When we realize that the Ten Commandments impart the spirit of the Father’s Covenant, we more clearly see the New Covenant fulfillment of Shavuot. The spirit of Torah was first written in flames of fire on tablets of stone by the finger of God. That Covenant was then written with tongues of fire on hearts of flesh by the Spirit of God (Jer 31:31-33; Heb 8:8-13; 10:16-17; Acts 2:3; Luke 24:49).

Fulfillment of Shavuot speaks of having the spirit of the Father’s Covenant brought to life in men’s hearts by His Holy Spirit. In other words, Shavuot centers around the spirit of His Torah. When we do not understand the spirit of the Law, we tend to stumble over the minutia of the letter of the Law, and the letter of the law then becomes “a testimony against us.”

Messiah Yeshua (Christ Jesus) gave a simple explanation of the Father’s Covenant commands. One might even say Yeshua consolidated the Torah and even the Ten Commandments into Two Commandments. When being tested by a certain lawyer, He was asked, “Teacher, which is the greatest commandment in the Law?” Yeshua answered him, “You shall love the Lord your God with all your heart, and with all your soul, and with all your mind. This is the greatest and foremost commandment. The second is like it, ‘You shall love your neighbor as yourself. On these two commandments depend the whole Law and the Prophets: (Mat 22:36-40).

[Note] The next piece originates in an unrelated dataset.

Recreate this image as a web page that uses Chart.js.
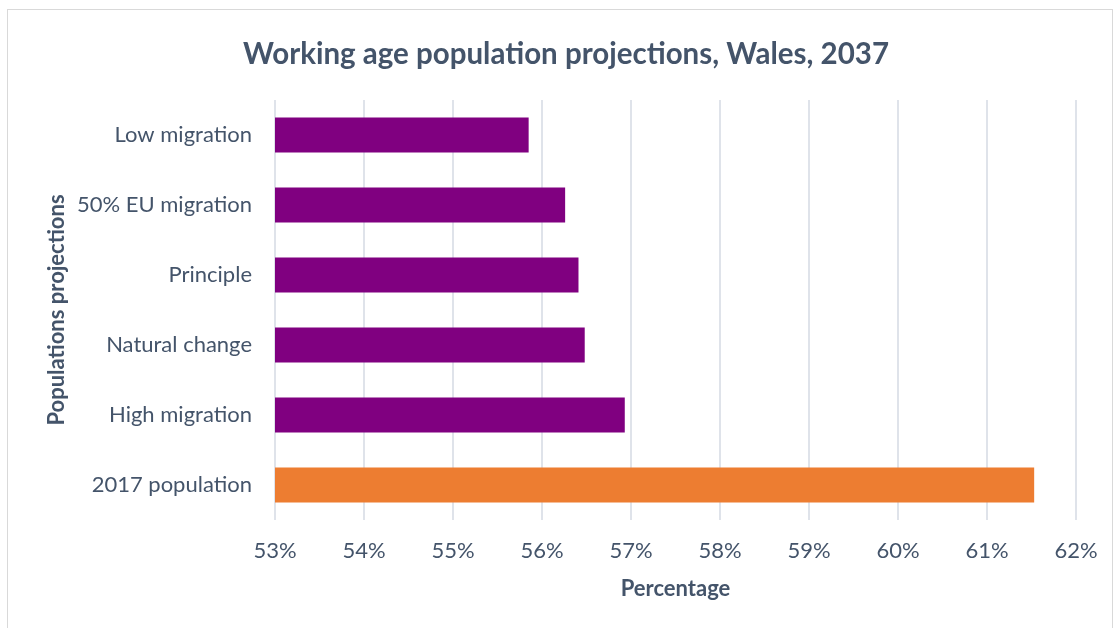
<!DOCTYPE html>
<html>
<head>
<meta charset="utf-8">
<script src="https://cdn.jsdelivr.net/npm/chart.js@4"></script>
<style>
  html, body { margin: 0; padding: 0; background: #fff; overflow: hidden; }
  #frame { position: absolute; left: 7px; top: 9px; width: 1106px; height: 640px; border: 1px solid #d9d9d9; box-sizing: border-box; }
  #wrap { position: absolute; left: 0; top: 0; width: 1116px; height: 628px; }
</style>
</head>
<body>
<div id="frame"></div>
<div id="wrap"><canvas id="myChart" width="1116" height="628"></canvas></div>
<script>
// Projection scenarios, top to bottom
const scenarios = ['Low migration', '50% EU migration', 'Principle', 'Natural change', 'High migration', '2017 population'];
// Working age share of population (%)
const workingAgeShare = [55.85, 56.26, 56.41, 56.48, 56.93, 61.53];
const barColours = ['#800080', '#800080', '#800080', '#800080', '#800080', '#ED7D31'];
const axisMin = 53;
const axisMax = 62;

const textColour = '#44546A';
const fontFamily = 'Lato, "Open Sans", sans-serif';

const ctx = document.getElementById('myChart').getContext('2d');
const chart = new Chart(ctx, {
    type: 'bar',
    data: {
        labels: scenarios,
        datasets: [{
            data: workingAgeShare,
            backgroundColor: barColours,
            borderWidth: 0,
            categoryPercentage: 1,
            barPercentage: 0.5
        }]
    },
    options: {
        indexAxis: 'y',
        responsive: false,
        animation: false,
        // left padding keeps the title centred over the frame, not the canvas
        layout: { padding: { top: 0, left: 56, right: 40, bottom: 0 } },
        plugins: {
            legend: { display: false },
            tooltip: { enabled: false },
            title: {
                display: true,
                text: 'Working age population projections, Wales, 2037',
                color: textColour,
                font: { family: fontFamily, size: 29.5, weight: 'bold' },
                padding: { top: 37, bottom: 27.6 }
            }
        },
        scales: {
            x: {
                min: axisMin,
                max: axisMax,
                ticks: {
                    stepSize: 1,
                    color: textColour,
                    font: { family: fontFamily, size: 22 },
                    padding: 18,
                    callback: (v) => v + '%'
                },
                grid: { color: '#dfe3ea', lineWidth: 2, drawTicks: false },
                border: { display: false },
                title: {
                    display: true,
                    text: 'Percentage',
                    color: textColour,
                    font: { family: fontFamily, size: 22, weight: 'bold' },
                    padding: { bottom: 26 }
                },
                afterFit: (scale) => { scale.height = 108; }
            },
            y: {
                ticks: {
                    color: textColour,
                    font: { family: fontFamily, size: 22 },
                    padding: 23
                },
                grid: { display: false, drawTicks: false },
                border: { display: false },
                title: {
                    display: true,
                    text: 'Populations projections',
                    color: textColour,
                    font: { family: fontFamily, size: 22, weight: 'bold' },
                    padding: { top: -12 }
                },
                afterFit: (scale) => { scale.width = 219; }
            }
        }
    }
});
</script>
</body>
</html>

In saying this, Yeshua was not denying Torah, but was simplifying its message, or giving an outline for the whole Torah. He was speaking of its pure essence, which is love. We must love YHVH with all our hearts and we must love our neighbor as ourselves. That is the essence of the Torah and the prophets. One might say the essence of the Ten Commandments was brought down to Two Commandments, and those two have a common command, they are distilled down to one word – love. As John the Apostle says, “The one who does not love does not know God, for God is love” (1 John 4:8).